#### Task inputs ####

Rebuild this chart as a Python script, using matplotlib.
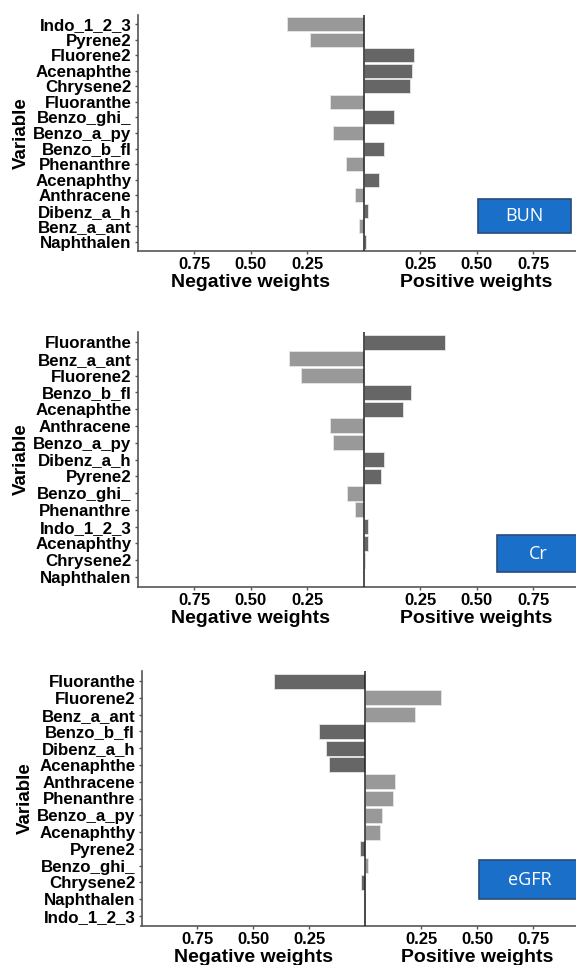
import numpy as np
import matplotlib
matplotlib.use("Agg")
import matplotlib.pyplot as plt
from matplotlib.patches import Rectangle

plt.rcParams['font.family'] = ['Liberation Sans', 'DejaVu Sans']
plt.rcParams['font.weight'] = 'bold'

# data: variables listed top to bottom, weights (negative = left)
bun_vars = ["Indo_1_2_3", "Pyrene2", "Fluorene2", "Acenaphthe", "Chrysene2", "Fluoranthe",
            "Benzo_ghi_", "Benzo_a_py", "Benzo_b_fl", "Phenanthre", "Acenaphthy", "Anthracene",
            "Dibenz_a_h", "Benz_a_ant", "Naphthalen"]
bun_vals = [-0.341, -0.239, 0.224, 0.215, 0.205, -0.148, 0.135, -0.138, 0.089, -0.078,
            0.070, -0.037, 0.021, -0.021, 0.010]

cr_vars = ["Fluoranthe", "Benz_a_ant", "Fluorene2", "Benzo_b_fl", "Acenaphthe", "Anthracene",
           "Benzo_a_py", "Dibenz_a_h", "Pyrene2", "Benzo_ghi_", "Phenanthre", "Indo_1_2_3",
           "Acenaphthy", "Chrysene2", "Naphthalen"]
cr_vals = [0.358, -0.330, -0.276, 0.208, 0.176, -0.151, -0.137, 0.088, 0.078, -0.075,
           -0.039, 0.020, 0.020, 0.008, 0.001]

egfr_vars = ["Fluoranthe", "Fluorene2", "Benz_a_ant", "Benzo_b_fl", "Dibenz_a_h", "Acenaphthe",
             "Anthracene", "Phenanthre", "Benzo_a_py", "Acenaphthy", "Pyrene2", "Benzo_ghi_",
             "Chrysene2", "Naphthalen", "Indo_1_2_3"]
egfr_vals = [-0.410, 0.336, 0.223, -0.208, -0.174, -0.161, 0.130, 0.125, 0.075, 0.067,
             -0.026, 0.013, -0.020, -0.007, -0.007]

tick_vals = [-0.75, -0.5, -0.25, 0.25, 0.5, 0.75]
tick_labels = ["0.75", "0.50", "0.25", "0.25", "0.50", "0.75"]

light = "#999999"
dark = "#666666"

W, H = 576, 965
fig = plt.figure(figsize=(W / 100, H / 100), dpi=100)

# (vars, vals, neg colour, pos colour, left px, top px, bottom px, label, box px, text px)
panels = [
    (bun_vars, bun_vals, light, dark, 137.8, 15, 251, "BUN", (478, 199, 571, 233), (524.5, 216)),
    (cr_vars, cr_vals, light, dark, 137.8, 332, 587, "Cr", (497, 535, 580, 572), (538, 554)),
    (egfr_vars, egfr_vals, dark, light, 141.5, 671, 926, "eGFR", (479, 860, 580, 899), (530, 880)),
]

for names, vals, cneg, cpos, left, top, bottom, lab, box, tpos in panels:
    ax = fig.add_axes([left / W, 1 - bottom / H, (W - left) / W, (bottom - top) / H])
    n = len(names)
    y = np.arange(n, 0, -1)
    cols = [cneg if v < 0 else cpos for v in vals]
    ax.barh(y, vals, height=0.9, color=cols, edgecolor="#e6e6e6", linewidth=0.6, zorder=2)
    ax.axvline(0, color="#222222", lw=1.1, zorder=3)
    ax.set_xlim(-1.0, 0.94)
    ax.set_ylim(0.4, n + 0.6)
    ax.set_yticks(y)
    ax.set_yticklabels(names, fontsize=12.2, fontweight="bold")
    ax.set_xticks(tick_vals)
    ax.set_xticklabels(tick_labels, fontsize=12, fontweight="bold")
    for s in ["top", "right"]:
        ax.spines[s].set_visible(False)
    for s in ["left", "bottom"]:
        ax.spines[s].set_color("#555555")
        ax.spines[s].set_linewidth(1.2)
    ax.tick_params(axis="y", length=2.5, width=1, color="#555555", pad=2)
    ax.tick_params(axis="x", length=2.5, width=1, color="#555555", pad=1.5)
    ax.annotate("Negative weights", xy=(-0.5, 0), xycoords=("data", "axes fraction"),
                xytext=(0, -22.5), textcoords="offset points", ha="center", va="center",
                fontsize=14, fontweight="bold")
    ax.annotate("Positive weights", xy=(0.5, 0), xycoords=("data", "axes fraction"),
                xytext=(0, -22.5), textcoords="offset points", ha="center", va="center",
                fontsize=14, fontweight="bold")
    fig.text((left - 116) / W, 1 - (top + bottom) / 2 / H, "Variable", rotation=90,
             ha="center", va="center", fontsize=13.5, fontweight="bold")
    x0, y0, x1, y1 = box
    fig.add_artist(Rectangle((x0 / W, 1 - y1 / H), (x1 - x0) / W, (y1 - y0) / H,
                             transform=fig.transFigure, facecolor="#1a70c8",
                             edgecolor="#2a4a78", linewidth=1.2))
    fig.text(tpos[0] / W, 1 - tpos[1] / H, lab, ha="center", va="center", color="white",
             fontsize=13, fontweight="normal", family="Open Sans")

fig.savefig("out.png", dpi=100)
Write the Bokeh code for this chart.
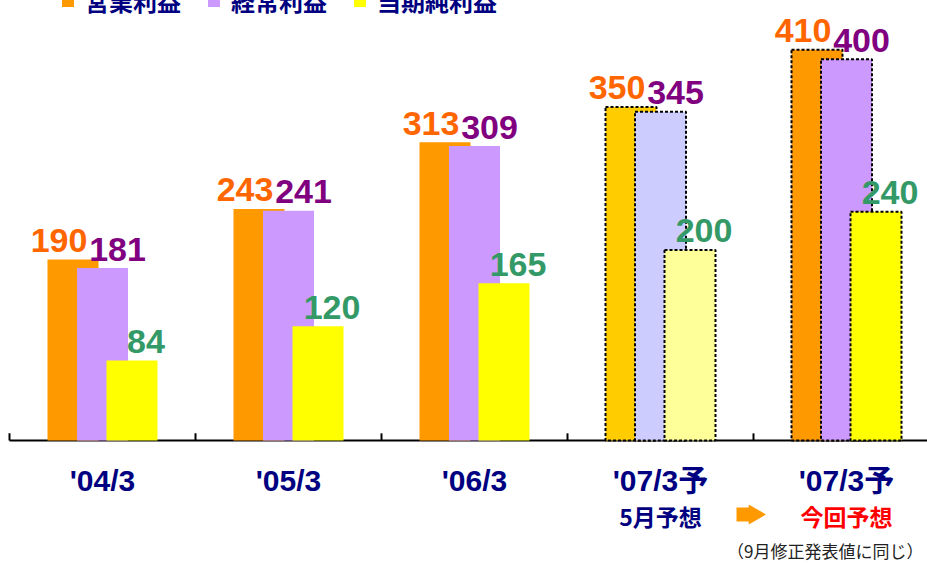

####

Set problem: Hand back the exact lines from the start of the entries to the line with "plt.rcParams['font.weight'] = 'bold'", both ends kept and pictures left out.

Response to this exercise:
Rebuild this chart as a Python script, using matplotlib.
import numpy as np
import matplotlib
matplotlib.use("Agg")
import matplotlib.pyplot as plt
from matplotlib.patches import Rectangle

plt.rcParams['font.family'] = ['Liberation Sans', 'DejaVu Sans']
plt.rcParams['font.weight'] = 'bold'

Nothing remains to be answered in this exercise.